Germanwings a annoncé une première aide aux proches des victimes, allant « jusqu’à 50.000 euros par passager », pour faire face aux dépenses immédiates. Elle est indépendante des indemnités qui devraient être versées par ailleurs au titre de la responsabilité civile de la compagnie.

Les circonstances de l’accident ont poussé depuis jeudi plusieurs compagnies à décréter la présence permanente de deux personnes dans le cockpit de leurs avions, déjà obligatoire pour les compagnies américaines.

L’Agence européenne de la sécurité aérienne (EASA) a préconisé vendredi l’adoption de cette règle, destinée à éviter qu’un geste suicidaire ne détruise un appareil.

Andreas Lubitz connaissait bien la région du crash

Andreas Lubitz avait l’habitude de faire du planeur avec ses parents dans la région de Sisteron, à environ 50 kilomètres du site où l’A320 de la Germanwings s’est écrasé le 24 mars.
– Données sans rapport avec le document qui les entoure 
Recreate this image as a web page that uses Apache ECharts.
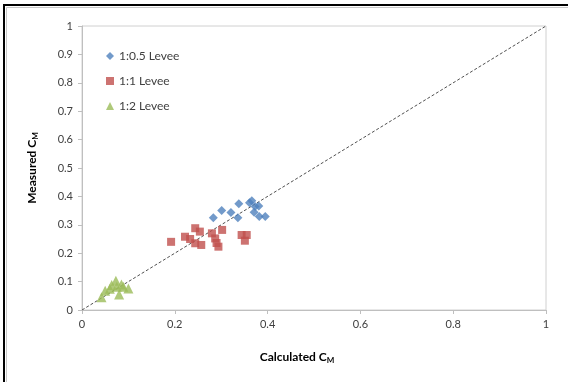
<!DOCTYPE html>
<html>
<head>
<meta charset="utf-8">
<script src="https://cdn.jsdelivr.net/npm/echarts@6/dist/echarts.min.js"></script>
<style>
html,body{margin:0;padding:0;background:#fff;}
#c{width:568px;height:382px;}
</style>
</head>
<body>
<div id="c"></div>
<script>
// Data: [calculated C_M, measured C_M]
var levee05 = [
  [0.283, 0.325], [0.301, 0.350], [0.321, 0.343], [0.338, 0.374],
  [0.336, 0.325], [0.361, 0.378], [0.366, 0.385], [0.373, 0.364],
  [0.381, 0.366], [0.371, 0.344], [0.382, 0.329], [0.395, 0.329]
];
var levee1 = [
  [0.192, 0.240], [0.222, 0.258], [0.233, 0.250], [0.244, 0.288],
  [0.254, 0.276], [0.244, 0.235], [0.257, 0.229], [0.280, 0.270],
  [0.287, 0.252], [0.302, 0.282], [0.294, 0.223], [0.290, 0.236],
  [0.344, 0.264], [0.355, 0.264], [0.351, 0.244]
];
var levee2 = [
  [0.042, 0.045], [0.050, 0.068], [0.060, 0.075], [0.064, 0.088],
  [0.073, 0.103], [0.075, 0.082], [0.080, 0.055], [0.089, 0.082],
  [0.100, 0.076], [0.085, 0.090]
];
var refLine = [[0, 0], [1, 1]];
var seriesNames = ['1:0.5 Levee', '1:1 Levee', '1:2 Levee'];
var axisMin = 0, axisMax = 1, axisStepX = 0.2, axisStepY = 0.1;

var FONT = 'Lato, "Liberation Sans", sans-serif';
var chart = echarts.init(document.getElementById('c'));
chart.setOption({
  animation: false,
  backgroundColor: '#fff',
  textStyle: { fontFamily: FONT },
  graphic: [
    { type: 'rect', shape: { x: 4, y: 5, width: 600, height: 420 },
      style: { fill: 'none', stroke: '#000', lineWidth: 2 }, z: 100 },
    { type: 'rect', shape: { x: 6.5, y: 7.5, width: 600, height: 420 },
      style: { fill: 'none', stroke: '#c8c8c8', lineWidth: 1 }, z: 100 }
  ],
  grid: { left: 82, top: 26, width: 464, height: 284, show: true,
    borderColor: '#d0d0d0', borderWidth: 1, backgroundColor: 'transparent' },
  legend: {
    orient: 'vertical', left: 101, top: 45, itemGap: 13,
    itemWidth: 8, itemHeight: 8,
    textStyle: { fontFamily: FONT, fontSize: 12, color: '#404040' },
    data: [
      { name: seriesNames[0], icon: 'diamond' },
      { name: seriesNames[1], icon: 'rect' },
      { name: seriesNames[2], icon: 'triangle' }
    ]
  },
  xAxis: {
    type: 'value', min: axisMin, max: axisMax, interval: axisStepX,
    axisLine: { show: true, lineStyle: { color: '#bfbfbf' } },
    axisTick: { show: true, length: 4, lineStyle: { color: '#bfbfbf' } },
    splitLine: { show: false },
    axisLabel: { color: '#404040', fontSize: 11, margin: 9, fontFamily: FONT },
    name: '{a|Calculated C}{b|M}',
    nameLocation: 'middle', nameGap: 40,
    nameTextStyle: {
      padding: [0, 34, 0, 0],
      rich: {
        a: { fontFamily: FONT, fontSize: 12, fontWeight: 'bold', color: '#000' },
        b: { fontFamily: FONT, fontSize: 8, fontWeight: 'bold', color: '#000', padding: [6, 0, 0, 0] }
      }
    }
  },
  yAxis: {
    type: 'value', min: axisMin, max: axisMax, interval: axisStepY,
    axisLine: { show: true, lineStyle: { color: '#bfbfbf' } },
    axisTick: { show: true, length: 4, lineStyle: { color: '#bfbfbf' } },
    splitLine: { show: false },
    axisLabel: { color: '#404040', fontSize: 11, margin: 9, fontFamily: FONT },
    name: '{a|Measured C}{b|M}',
    nameLocation: 'middle', nameGap: 43, nameRotate: 90,
    nameTextStyle: {
      rich: {
        a: { fontFamily: FONT, fontSize: 12, fontWeight: 'bold', color: '#000' },
        b: { fontFamily: FONT, fontSize: 8, fontWeight: 'bold', color: '#000', padding: [6, 0, 0, 0] }
      }
    }
  },
  series: [
    { type: 'line', data: refLine, symbol: 'none', silent: true,
      lineStyle: { color: '#505050', width: 1, type: [3, 2] }, z: 1 },
    { name: seriesNames[0], type: 'scatter', data: levee05, symbol: 'diamond',
      symbolSize: 9, itemStyle: { color: '#4F81BD' }, z: 3 },
    { name: seriesNames[1], type: 'scatter', data: levee1, symbol: 'rect',
      symbolSize: 8, itemStyle: { color: '#C0504D' }, z: 3 },
    { name: seriesNames[2], type: 'scatter', data: levee2, symbol: 'triangle',
      symbolSize: 10, itemStyle: { color: '#9BBB59' }, z: 3 }
  ]
});
</script>
</body>
</html>
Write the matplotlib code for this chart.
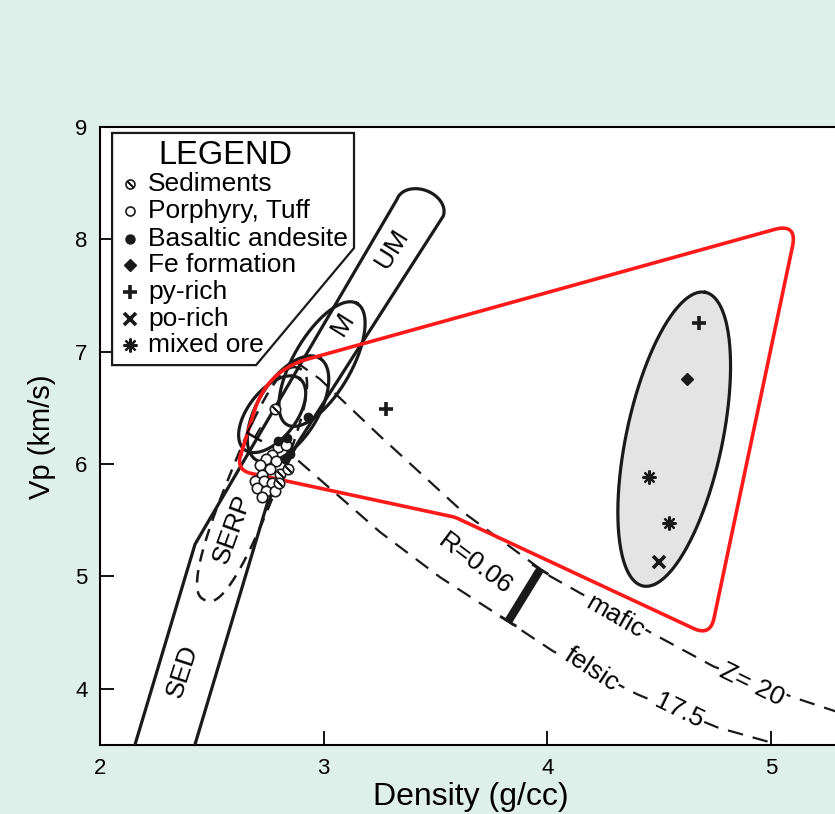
import numpy as np
import matplotlib
matplotlib.use("Agg")
import matplotlib.pyplot as plt
from matplotlib.patches import Polygon

plt.rcParams['font.family'] = ['Liberation Sans', 'DejaVu Sans']

BG = '#dff0ea'
RED = '#ff1a1a'

# ---------------- axis ----------------
x_ticks = [2, 3, 4, 5]
y_ticks = [4, 5, 6, 7, 8, 9]
x_label = 'Density (g/cc)'
y_label = 'Vp (km/s)'

# ---------------- samples ----------------
sed_x = [2.783, 2.805, 2.841, 2.801]
sed_y = [6.489, 5.910, 5.955, 5.830]
por_x = [2.796, 2.832, 2.770, 2.743, 2.787, 2.716, 2.761, 2.725, 2.694, 2.734,
         2.770, 2.702, 2.743, 2.783, 2.725]
por_y = [6.150, 6.168, 6.079, 6.044, 6.026, 5.990, 5.955, 5.901, 5.848, 5.848,
         5.830, 5.785, 5.759, 5.759, 5.705]
bas_x = [2.931, 2.796, 2.837, 2.850, 2.828]
bas_y = [6.418, 6.204, 6.231, 6.088, 6.044]
fe_x = [4.626]
fe_y = [6.756]
py_x = [4.680, 3.280]
py_y = [7.255, 6.489]
po_x = [4.501]
po_y = [5.126]
mix_x = [4.456, 4.546]
mix_y = [5.883, 5.474]

legend_title = 'LEGEND'
legend_labels = ['Sediments', 'Porphyry, Tuff', 'Basaltic andesite', 'Fe formation',
                 'py-rich', 'po-rich', 'mixed ore']

# ---------------- fields ----------------
band_left_x = [2.157, 2.425, 3.329]
band_left_y = [3.506, 5.287, 8.359]
band_right_x = [3.535, 2.881, 2.747, 2.425]
band_right_y = [8.207, 6.177, 5.643, 3.506]
um_cap_height = 0.16

# (center density, center Vp, semi-major [Vp units], semi-minor, angle deg, exponent)
m_field = (2.993, 6.890, 0.623, 0.258, 60, 2.0)
f1_field = (2.770, 6.444, 0.400, 0.214, 52, 2.0)
f2_field = (2.841, 6.489, 0.534, 0.267, 58, 2.0)
serp_field = (2.680, 5.821, 1.113, 0.214, 68, 2.6)
ore_field = (4.568, 6.222, 1.336, 0.427, 78, 2.0)

red_x = [2.608, 3.588, 4.729, 5.119, 2.747]
red_y = [5.946, 5.527, 4.468, 8.145, 6.834]
red_r = [0.13, 0.25, 0.13, 0.13, 0.70]

mafic_x = [2.872, 2.984, 3.253, 3.624, 4.013, 4.461, 4.743, 5.101, 5.289]
mafic_y = [6.916, 6.756, 6.248, 5.572, 5.002, 4.503, 4.200, 3.924, 3.800]
felsic_x = [2.828, 2.864, 3.253, 3.521, 3.790, 4.027, 4.403, 4.761, 5.029]
felsic_y = [6.222, 6.070, 5.394, 4.993, 4.646, 4.334, 3.951, 3.657, 3.506]

r_bar_x = [3.969, 3.826]
r_bar_y = [5.064, 4.601]

# ---------------- figure ----------------
W, H = 835, 814
fig = plt.figure(figsize=(W / 100, H / 100), dpi=100)
fig.patch.set_facecolor(BG)
ax_l, ax_b, ax_w, ax_h = 100, 69, 735, 618
ax = fig.add_axes([ax_l / W, ax_b / H, ax_w / W, ax_h / H])
ax.set_facecolor('white')
x0, x1 = 2.0, 2.0 + ax_w / 223.6
y0, y1 = 3.5, 9.0
ax.set_xlim(x0, x1)
ax.set_ylim(y0, y1)
K = (ax_w / (x1 - x0)) / (ax_h / (y1 - y0))

for s in ['left', 'bottom', 'top']:
    ax.spines[s].set_linewidth(1.5)
ax.spines['right'].set_visible(False)
ax.set_xticks(x_ticks)
ax.set_yticks(y_ticks)
ax.tick_params(direction='in', length=10, width=1.3, labelsize=16, pad=9)
ax.text(0.505, -0.084, x_label, transform=ax.transAxes, ha='center', va='center', fontsize=23)
ax.text(-0.079, 0.498, y_label, transform=ax.transAxes, ha='center', va='center',
        rotation=90, fontsize=21)

LW = 2.3


def ell(field, n=400):
    cx, cy, a, b, ang, ex = field
    t = np.linspace(0, 2 * np.pi, n)
    c, s = np.cos(t), np.sin(t)
    ex_ = a * np.sign(c) * np.abs(c) ** (2 / ex)
    ey_ = b * np.sign(s) * np.abs(s) ** (2 / ex)
    th = np.deg2rad(ang)
    X = ex_ * np.cos(th) - ey_ * np.sin(th)
    Y = ex_ * np.sin(th) + ey_ * np.cos(th)
    return cx + X / K, cy + Y


def rounded_poly(xs, ys, rs, nseg=20):
    P = np.column_stack([np.array(xs) * K, np.array(ys)])
    n = len(P)
    out = []
    for i in range(n):
        p, a, b = P[i], P[i - 1], P[(i + 1) % n]
        da, db = np.linalg.norm(a - p), np.linalg.norm(b - p)
        u1, u2 = (a - p) / da, (b - p) / db
        th = np.arccos(np.clip(np.dot(u1, u2), -1, 1))
        t = min(rs[i] / np.tan(th / 2), 0.45 * da, 0.45 * db)
        q1, q2 = p + u1 * t, p + u2 * t
        s = np.linspace(0, 1, nseg)[:, None]
        out.append((1 - s) ** 2 * q1 + 2 * (1 - s) * s * p + s ** 2 * q2)
    out = np.vstack(out + [out[0][:1]])
    return out[:, 0] / K, out[:, 1]


# ore field (grey)
gx, gy = ell(ore_field)
ax.fill(gx, gy, color='#e4e4e4', zorder=2)
ax.plot(gx, gy, color='#1a1a1a', lw=LW, zorder=3)

# main band with UM cap
L = np.array([band_left_x[-1] * K, band_left_y[-1]])
R = np.array([band_right_x[0] * K, band_right_y[0]])
Mid = (L + R) / 2
ch = R - L
half = np.linalg.norm(ch) / 2
e1 = ch / np.linalg.norm(ch)
e2 = np.array([-e1[1], e1[0]])
if e2[1] < 0:
    e2 = -e2
tt = np.linspace(np.pi, 0, 60)
cap = Mid[None, :] + half * np.cos(tt)[:, None] * e1[None, :] + um_cap_height * np.sin(tt)[:, None] * e2[None, :]
bx = list(band_left_x) + list(cap[:, 0] / K) + list(band_right_x)
by = list(band_left_y) + list(cap[:, 1]) + list(band_right_y)
ax.plot(bx, by, color='#1a1a1a', lw=LW, zorder=3, solid_joinstyle='round')

for fld in (m_field, f1_field, f2_field):
    ex_, ey_ = ell(fld)
    ax.plot(ex_, ey_, color='#1a1a1a', lw=LW, zorder=3)
sx_, sy_ = ell(serp_field)
ax.plot(sx_, sy_, color='#1a1a1a', lw=1.8, ls=(0, (5, 3.5)), zorder=3)

# dashed trend lines
ax.plot(mafic_x, mafic_y, color='#1a1a1a', lw=1.6, ls=(0, (7, 4.5)), zorder=3)
ax.plot(felsic_x, felsic_y, color='#1a1a1a', lw=1.6, ls=(0, (7, 4.5)), zorder=3)

# R bar
ax.plot(r_bar_x, r_bar_y, color='#1a1a1a', lw=6, solid_capstyle='butt', zorder=4)
bv = np.array([(r_bar_x[1] - r_bar_x[0]) * K, r_bar_y[1] - r_bar_y[0]])
bv = bv / np.linalg.norm(bv)
pv = np.array([-bv[1], bv[0]]) * 0.085
for bxp, byp in zip(r_bar_x, r_bar_y):
    ax.plot([bxp - pv[0] / K, bxp + pv[0] / K], [byp - pv[1], byp + pv[1]],
            color='#1a1a1a', lw=2, solid_capstyle='butt', zorder=4)

# red polygon
rx, ry = rounded_poly(red_x, red_y, red_r)
ax.plot(rx, ry, color=RED, lw=2.6, zorder=5, solid_joinstyle='round')

# samples
ax.plot(por_x, por_y, 'o', ms=7.5, mfc='white', mec='#1a1a1a', mew=1.2, zorder=6)
ax.plot(bas_x, bas_y, 'o', ms=6, mfc='#1a1a1a', mec='#1a1a1a', zorder=6)
ax.plot(sed_x, sed_y, 'o', ms=7.5, mfc='white', mec='#1a1a1a', mew=1.2, zorder=6)
ax.plot(sed_x, sed_y, marker=(2, 2, 45), ls='none', ms=6, mec='#1a1a1a', mew=1.2, zorder=7)
ax.plot(fe_x, fe_y, 'D', ms=6.5, color='#1a1a1a', zorder=6)
ax.plot(py_x, py_y, '+', ms=10, mew=2.6, color='#1a1a1a', zorder=6)
ax.plot(po_x, po_y, 'x', ms=8, mew=2.6, color='#1a1a1a', zorder=6)
ax.plot(mix_x, mix_y, marker=(8, 2, 0), ls='none', ms=10, mew=1.6, color='#1a1a1a', zorder=6)

# legend box
box = Polygon([(2.054, 8.947), (3.136, 8.947), (3.136, 7.923), (2.698, 6.881), (2.054, 6.881)],
              closed=True, facecolor='white', edgecolor='#1a1a1a', lw=1.6, zorder=8)
ax.add_patch(box)
ax.text(2.559, 8.745, legend_title, fontsize=23.5, ha='center', va='center', zorder=9)
ly = [8.492, 8.252, 8.003, 7.771, 7.531, 7.290, 7.059]
mx = 2.134
tx = 2.215
kw = dict(zorder=9, color='#1a1a1a', ls='none')
ax.plot([mx], [ly[0]], 'o', ms=6.5, mfc='white', mec='#1a1a1a', mew=1.2, **kw)
ax.plot([mx], [ly[0]], marker=(2, 2, 45), ms=5.5, mew=1.2, **kw)
ax.plot([mx], [ly[1]], 'o', ms=6.5, mfc='white', mec='#1a1a1a', mew=1.2, **kw)
ax.plot([mx], [ly[2]], 'o', ms=6.5, **kw)
ax.plot([mx], [ly[3]], 'D', ms=6, **kw)
ax.plot([mx], [ly[4]], '+', ms=10, mew=2.6, **kw)
ax.plot([mx], [ly[5]], 'x', ms=8, mew=2.6, **kw)
ax.plot([mx], [ly[6]], marker=(8, 2, 0), ms=10, mew=1.6, **kw)
for yy, lab in zip(ly, legend_labels):
    ax.text(tx, yy, lab, fontsize=19, ha='left', va='center', zorder=9)

# field labels
lab_kw = dict(fontsize=19, ha='center', va='center', zorder=7, rotation_mode='anchor')
ax.text(3.306, 7.914, 'UM', rotation=58, **lab_kw)
ax.text(3.087, 7.246, 'M', rotation=58, **lab_kw)
ax.text(2.707, 6.293, 'F', rotation=60, **lab_kw)
ax.text(2.591, 5.420, 'SERP', rotation=70, **lab_kw)
ax.text(2.371, 4.156, 'SED', rotation=72, **lab_kw)
ax.text(3.678, 5.109, 'R=0.06', rotation=-37, **lab_kw)
ax.text(4.304, 4.645, 'mafic', rotation=-30, bbox=dict(fc='white', ec='none', pad=1), **lab_kw)
ax.text(4.917, 4.040, 'Z= 20', rotation=-26, bbox=dict(fc='white', ec='none', pad=1), **lab_kw)
ax.text(4.197, 4.174, 'felsic', rotation=-33, bbox=dict(fc='white', ec='none', pad=1), **lab_kw)
ax.text(4.591, 3.800, '17.5', rotation=-26, bbox=dict(fc='white', ec='none', pad=1), **lab_kw)

fig.savefig('out.png', dpi=100, facecolor=BG)
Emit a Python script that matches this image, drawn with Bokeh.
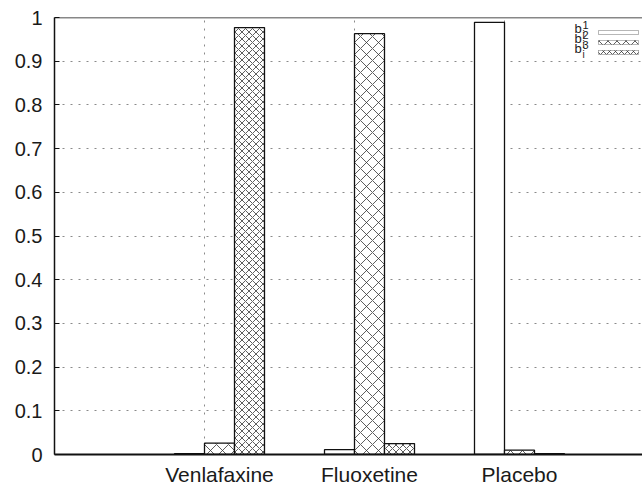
import numpy as np
from bokeh.plotting import figure
from bokeh.models import FixedTicker, Span, Label, BoxAnnotation, Range1d
from bokeh.embed import file_html
from bokeh.resources import INLINE

categories = ["Venlafaxine", "Fluoxetine", "Placebo"]
b1 = [0.002, 0.011, 0.989]
b2 = [0.026, 0.963, 0.010]
b3 = [0.977, 0.025, 0.002]
y_ticks = [0, 0.1, 0.2, 0.3, 0.4, 0.5, 0.6, 0.7, 0.8, 0.9, 1]
series_names = ["1", "2", "3"]

pos = np.arange(1, len(categories) + 1)
bw = 0.2

p = figure(width=642, height=488, x_range=Range1d(-0.1, 3.82), y_range=Range1d(0, 1),
           output_backend="svg", toolbar_location=None,
           min_border_left=54, min_border_right=0, min_border_top=17, min_border_bottom=33)
p.outline_line_color = None
p.background_fill_color = "white"

FONT = "Liberation Sans"
TXT = "#1a1a1a"

# grids
p.xgrid[0].ticker = FixedTicker(ticks=list(pos - bw / 2))
p.ygrid[0].ticker = FixedTicker(ticks=y_ticks)
for g in (p.xgrid[0], p.ygrid[0]):
    g.grid_line_color = "#8a8a8a"
    g.grid_line_dash = "2 6"
    g.grid_line_width = 1

# bars
common = dict(width=bw, line_color="#111111", line_width=1.3)
p.vbar(x=pos - bw, top=b1, fill_color="white", **common)
p.vbar(x=pos, top=b2, fill_color="white", hatch_pattern="x", hatch_scale=12,
       hatch_color="#333333", hatch_weight=0.8, **common)
p.vbar(x=pos + bw, top=b3, fill_color="white", hatch_pattern="x", hatch_scale=7,
       hatch_color="#333333", hatch_weight=0.8, **common)

# axes
xa = p.xaxis[0]
xa.ticker = FixedTicker(ticks=list(pos))
xa.major_label_overrides = {int(c): n for c, n in zip(pos, categories)}
xa.major_tick_line_color = None
xa.minor_tick_line_color = None
xa.axis_line_width = 2
xa.axis_line_color = "#111111"
xa.major_label_text_font = FONT
xa.major_label_text_font_size = "21px"
xa.major_label_text_color = TXT
xa.major_label_standoff = 2

ya = p.yaxis[0]
ya.ticker = FixedTicker(ticks=y_ticks)
ya.major_label_overrides = {0: "0", 1: "1"}
ya.major_tick_in = 5
ya.major_tick_out = 0
ya.minor_tick_line_color = None
ya.axis_line_width = 1.5
ya.axis_line_color = "#111111"
ya.major_tick_line_color = "#111111"
ya.major_label_text_font = FONT
ya.major_label_text_font_size = "20px"
ya.major_label_text_color = TXT
ya.major_label_standoff = 12

p.add_layout(Span(location=1, dimension="width", line_color="#111111", line_width=1.5))

# legend (label left, sample right)
hatches = [(None, 1), ("x", 9), ("x", 6)]
for k, (name, (hp, hs)) in enumerate(zip(series_names, hatches)):
    yb = 419 - 10 * k
    p.add_layout(BoxAnnotation(left=544, right=584, bottom=yb + 1, top=yb + 5,
                               left_units="screen", right_units="screen",
                               bottom_units="screen", top_units="screen",
                               fill_color="white", fill_alpha=1, line_color="#111111",
                               line_width=1, hatch_pattern=hp, hatch_scale=hs,
                               hatch_color="#333333", hatch_weight=0.8))
    p.add_layout(Label(x=520, y=yb, x_units="screen", y_units="screen", text="b",
                       text_font=FONT, text_font_size="13px", text_color=TXT))
    p.add_layout(Label(x=528, y=yb + 7, x_units="screen", y_units="screen", text=name,
                       text_font=FONT, text_font_size="11px", text_color=TXT))
    p.add_layout(Label(x=528, y=yb - 4, x_units="screen", y_units="screen", text="i",
                       text_font=FONT, text_font_size="10px", text_color=TXT))

open("out.html", "w").write(file_html(p, INLINE))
Il y effectué plusieurs stages avec l’aéroclub de Montabaur, a rapporté Francis Kefer, membre du club, auprès de la chaîne française iTélé.

Par ailleurs, le parquet de Marseille a décidé de ne pas modifier la qualification de l’enquête ouverte pour « homicides involontaires ». « On a failli requalifier, j’y ai pensé, mais finalement on reste sur une qualification d’homicides involontaires », a expliqué le procureur de Marseille, Brice Robin, samedi dans les colonnes du quotidien « La Provence ».

Une qualification d’homicide volontaire sous-entendrait « qu’il ait eu la conscience de vouloir tuer », a ajouté M. Robin. L’information judiciaire, qui sera ouverte plus tard dans le cadre de cette enquête conduite par le pôle « accident collectif » du parquet, devrait être menée en co-saisine par deux juges d’instruction marseillais.